Because of our Cascade mountains East <-> West passes. Because of the many high mountain ski resorts day-trip drivable from the Urban areas.
YES, roads driving from swishy wet and then into pockets of snotty just-barely ice ONLY studded tires will see you safe.
You will not be chained up.
The best modern stud-less tires as in Michelin Ice-x, Blizzack’s, and Nokien do work. Tried the Nokien’s myself on the Honda CRV. Still not as effective as the studded.
And here aways the crying that “those studded folks are destroying our roads”.
It gets louder every year. Studded tire users are only at most 5%. The majority of the no-stud tire screamers will not invest in a separate set of winter tires. Too cheap. Too social/culture distracted. Convinced the All Season tires will do-all. (For half of the year here, yeah.)
Yet it is these same folk who after the most recent rash of icy morning spin-out chain-reaction wrecks with deaths that say our Road Service’s must salt the roads “like everyone else”. We never did this before the creeping expanded “trial” programs started ~2018.
Now state highways and some cities do this. Now I have to slam break off my corroded on, wheels from the hubs!
So it is the stud-less, cheap-skates; the ones responsible for salt rust early aging out our public bridges, highway equipment’s and all of our own personal vehicles.
Grump. Grump. Grump. From the guy having to keep his Home-Visting nurse Wife, out Nursing.
Anyhow, studded tires here can still be had from Korean Kuhomo; USofA Cooper; Finland Nokian. I’ve used them all.
S.U.
The blizzacks are decent, had then on a Honda crx and did very good and have a set for the wife’s car. Don’t know what, she refuses to drive in snow.
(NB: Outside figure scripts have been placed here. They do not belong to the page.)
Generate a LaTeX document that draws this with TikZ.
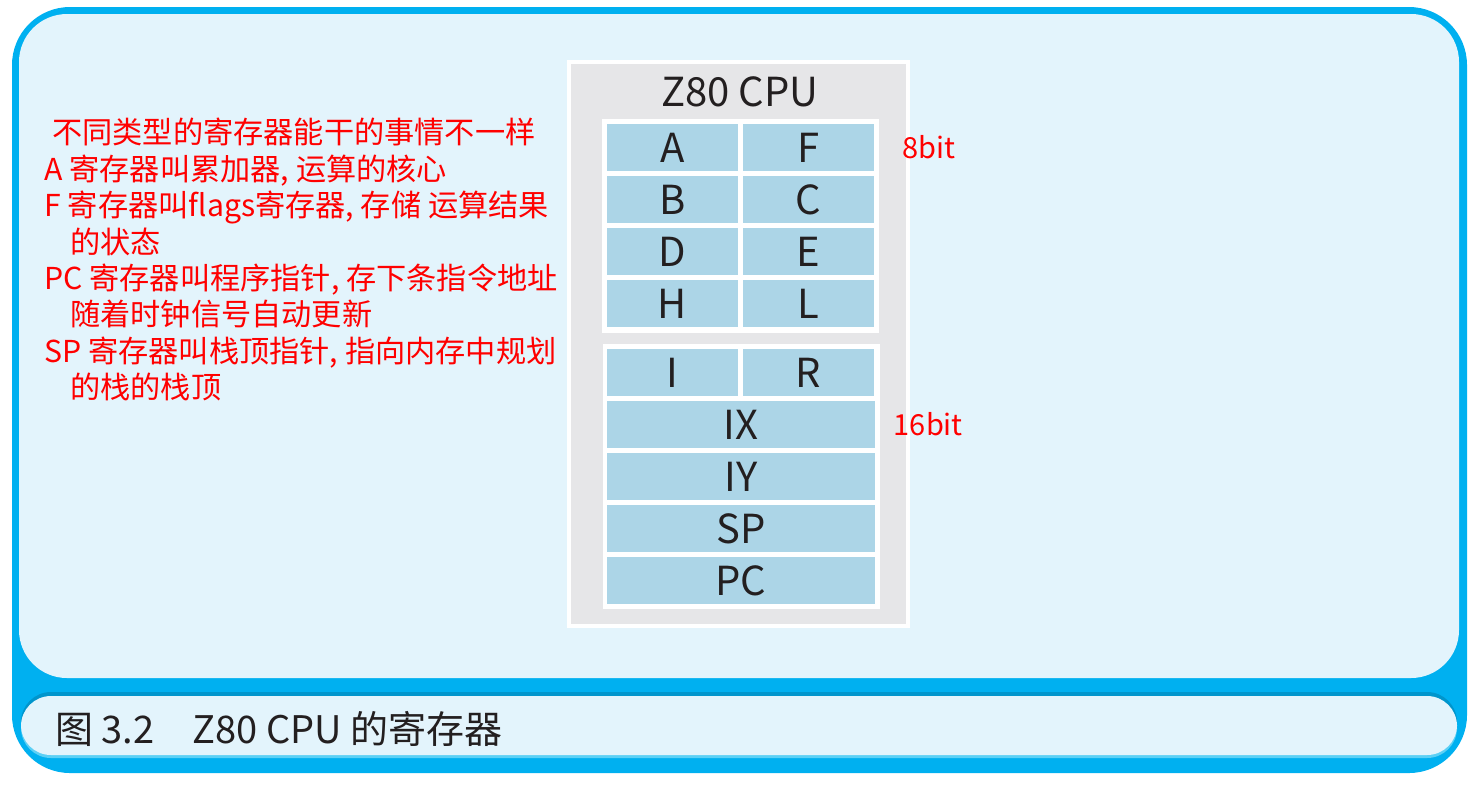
\documentclass[tikz,border=0pt]{standalone}
\usepackage{fontspec}
\setmainfont{Noto Sans CJK SC}
\usepackage{tikz}
\usetikzlibrary{positioning}

\definecolor{framecol}{HTML}{00B0F0}
\definecolor{panelcol}{HTML}{E3F4FC}
\definecolor{darkband}{HTML}{0095CC}
\definecolor{lightband}{HTML}{5CD0F5}
\definecolor{cpugray}{HTML}{E6E6E8}
\definecolor{regcol}{HTML}{ACD5E7}
\definecolor{textdark}{HTML}{231F20}

\begin{document}
\begin{tikzpicture}[x=0.5pt, y=-0.5pt,
  reg/.style={fill=regcol, minimum width=65.5pt, minimum height=23.5pt, inner sep=0,
    text=textdark, font=\fontsize{20}{24}\selectfont},
  wreg/.style={reg, minimum width=134pt},
  bitlabel/.style={text=red, inner sep=0, font=\fontsize{14.5}{18}\selectfont},
  notes/.style={text=red, inner sep=0, align=left, font=\fontsize{15.1}{18.2}\selectfont}]
\useasboundingbox (0,0) rectangle (1478,784);

% frame
\fill[framecol, rounded corners=29pt] (12,7) rectangle (1467,773);
\fill[panelcol, rounded corners=24pt] (19,14) rectangle (1459,678);

% caption panel
\fill[lightband, rounded corners=15pt] (21,700) rectangle (1457,758);
\fill[darkband, rounded corners=15pt] (21,692) rectangle (1457,752);
\fill[panelcol, rounded corners=15pt] (21,696) rectangle (1457,755);
\node[anchor=west, inner sep=0, text=textdark, font=\fontsize{19}{24}\selectfont] (caption)
  at (55,729) {图 3.2\quad Z80 CPU 的寄存器};

% cpu box
\filldraw[fill=cpugray, draw=white, line width=2pt] (569,62) rectangle (908,626);
\node[text=textdark, font=\fontsize{20}{24}\selectfont] (cpu) at (740,92) {Z80 CPU};
\fill[white] (602,119) rectangle (879,333);
\fill[white] (603,344) rectangle (880,609);

% 8 bit registers
\foreach \l/\r [count=\i] in {A/F, B/C, D/E, H/L} {
  \node[reg] (\l) at (672.5,95.5+52*\i) {\l};
  \node[reg] (\r) at (808.5,95.5+52*\i) {\r};
}

% 16 bit registers
\node[reg] (I) at (672.5,372.5) {I};
\node[reg] (R) at (808.5,372.5) {R};
\foreach \n [count=\i] in {IX, IY, SP, PC}
  \node[wreg] (\n) at (741,372.5+52*\i) {\n};

\node[bitlabel, right=14pt of F] (bit8) {8bit};
\node[bitlabel, right=9pt of IX] (bit16) {16bit};

% notes
\node[notes, anchor=north west] (notes) at (44,118) {\hspace*{4pt}不同类型的寄存器能干的事情不一样\\
A 寄存器叫累加器, 运算的核心\\
F 寄存器叫flags寄存器, 存储 运算结果\\
\hspace*{13pt}的状态\\
PC 寄存器叫程序指针, 存下条指令地址\\
\hspace*{13pt}随着时钟信号自动更新\\
SP 寄存器叫栈顶指针, 指向内存中规划\\
\hspace*{13pt}的栈的栈顶};
\end{tikzpicture}
\end{document}
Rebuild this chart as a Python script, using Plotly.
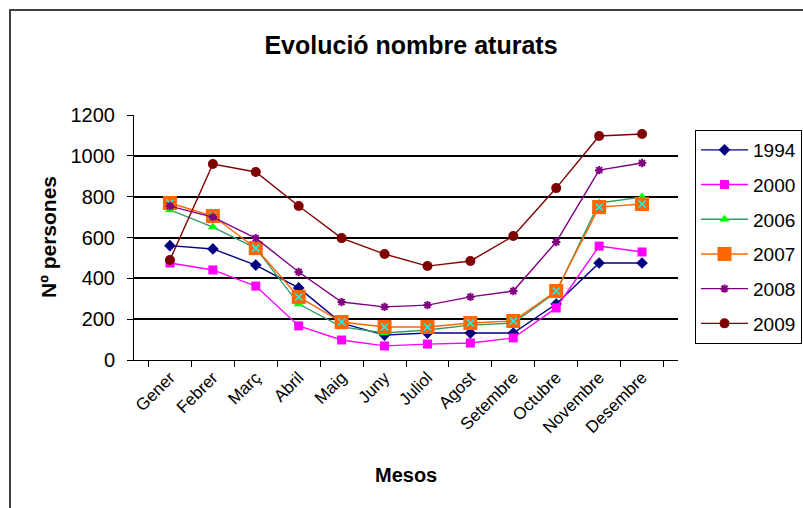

I’m usually in some lifted wheeler running around on snow days yank strapping people out of ditches at 20$. Can make a full day of it easily with the terrible drivers around here. Got tipped 100$ from a guy in a van with a loaded boat trailer once that was cool. Another guy in a semi jack knifed blocking a road followed me to the gas station and filled my tank for getting him out. Makes for a fun day out doing recovery’s like that. Maybe next year I’ll get to do it in the V10 on wood power
Hey kristijan, the Skoda is a 2 wheel peel right? Have you ever wood/char gassed a 4wd in all your time?
Hmmm. Thinking about it this whole driving-on-ice/compacted snow is well corresponding to woodgas using.
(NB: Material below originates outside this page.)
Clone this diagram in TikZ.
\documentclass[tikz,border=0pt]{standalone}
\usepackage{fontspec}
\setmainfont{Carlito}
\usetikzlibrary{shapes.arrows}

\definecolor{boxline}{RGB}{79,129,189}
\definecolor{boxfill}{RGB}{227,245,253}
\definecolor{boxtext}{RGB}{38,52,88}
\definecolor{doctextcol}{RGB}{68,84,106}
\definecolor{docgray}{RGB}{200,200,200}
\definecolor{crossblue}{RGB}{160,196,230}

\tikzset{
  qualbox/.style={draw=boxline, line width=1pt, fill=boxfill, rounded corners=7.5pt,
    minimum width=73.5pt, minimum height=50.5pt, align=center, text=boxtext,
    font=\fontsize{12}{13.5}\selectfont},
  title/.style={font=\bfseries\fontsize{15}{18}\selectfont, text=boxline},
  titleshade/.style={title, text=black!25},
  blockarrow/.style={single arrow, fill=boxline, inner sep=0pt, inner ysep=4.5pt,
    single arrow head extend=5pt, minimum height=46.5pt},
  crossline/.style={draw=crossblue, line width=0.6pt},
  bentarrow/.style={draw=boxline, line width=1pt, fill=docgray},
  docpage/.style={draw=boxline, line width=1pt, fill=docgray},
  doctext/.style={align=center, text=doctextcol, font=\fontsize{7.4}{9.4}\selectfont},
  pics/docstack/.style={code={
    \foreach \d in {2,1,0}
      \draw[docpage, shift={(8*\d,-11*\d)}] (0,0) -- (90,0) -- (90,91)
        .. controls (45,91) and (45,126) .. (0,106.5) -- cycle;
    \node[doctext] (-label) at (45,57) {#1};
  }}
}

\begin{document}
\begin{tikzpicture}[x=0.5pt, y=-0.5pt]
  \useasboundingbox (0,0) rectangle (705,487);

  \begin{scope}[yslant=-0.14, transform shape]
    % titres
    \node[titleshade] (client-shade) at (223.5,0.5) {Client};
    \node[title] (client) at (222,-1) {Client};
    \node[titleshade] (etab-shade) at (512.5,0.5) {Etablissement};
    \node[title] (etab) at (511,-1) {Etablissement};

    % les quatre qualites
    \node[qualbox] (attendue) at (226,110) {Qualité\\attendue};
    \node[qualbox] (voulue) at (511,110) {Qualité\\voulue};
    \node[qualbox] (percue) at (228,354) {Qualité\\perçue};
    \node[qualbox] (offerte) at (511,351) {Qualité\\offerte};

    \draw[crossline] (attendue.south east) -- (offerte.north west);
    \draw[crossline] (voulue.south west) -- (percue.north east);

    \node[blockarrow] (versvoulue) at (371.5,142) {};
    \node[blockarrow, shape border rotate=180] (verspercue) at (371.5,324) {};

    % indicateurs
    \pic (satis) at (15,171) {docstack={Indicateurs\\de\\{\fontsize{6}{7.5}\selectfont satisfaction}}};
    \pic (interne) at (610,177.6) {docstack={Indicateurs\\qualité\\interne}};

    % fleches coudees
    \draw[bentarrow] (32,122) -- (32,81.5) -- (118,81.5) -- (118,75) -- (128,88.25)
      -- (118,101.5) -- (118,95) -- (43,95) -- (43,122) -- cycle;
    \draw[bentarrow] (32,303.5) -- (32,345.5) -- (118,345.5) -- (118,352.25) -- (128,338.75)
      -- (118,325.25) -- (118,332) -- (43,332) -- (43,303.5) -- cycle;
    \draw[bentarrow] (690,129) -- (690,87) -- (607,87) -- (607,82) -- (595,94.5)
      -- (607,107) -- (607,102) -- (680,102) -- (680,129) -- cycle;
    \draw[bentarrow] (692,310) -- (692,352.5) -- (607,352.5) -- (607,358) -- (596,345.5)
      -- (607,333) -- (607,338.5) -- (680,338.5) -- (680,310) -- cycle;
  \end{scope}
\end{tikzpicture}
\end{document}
Number 1 is the operator/driver.
The equipment: the system; helps.
Super-duper one-push-button-gasification just like an all-wheel drive, all-wheels studded can over-help! Nothing as stuck as one of those driven off and buried, belly dragging.
And only a very few will commit to becoming that better bad-roads driver.
A process’s understanding: can-run-any; wood gasifier operator.
And it is now my great pleasure to know a few of both of these.
Steve Unruh
The gas out of a fully warmed up gasifier. Good, but not ideal! Needs some fine tuneing.
What would we see that would make that ideal?
The looks like a much cleaner overall flare then mine, a lot more blue color. Now I know the topic of flare color has been beat like a dead horse but I’m just guessing the char gas is overall cleaner since it has been cooked by an expert
Kristijan,
What is the diameter of your gas pipe?
Steve, the diameter of the pipe is 42mm l think and with this diameter and fan power the flame shuld have no problem staying lit on it.
Marcus, the colour of the flame, slight hint of steam, the fact that it doesent stay lit and the fact that it roars well when lit all point in the direction something is not ideal in the gasifier. I know my charcoal moisture content is not too high and a good balanced sistem shuld crack it, the fact that it doesent suggests some minor adjustment has to be made.
Blue colour usualy indicates either pure charcoal gas, no water or egr added, or too much water in the finished gas. The later is the case here.
This is an example of what l call perfect gas
At 2min you can see it being lit out of a similar diameter pipe as on my Škoda. The gasifier fuel is also moist charcoal.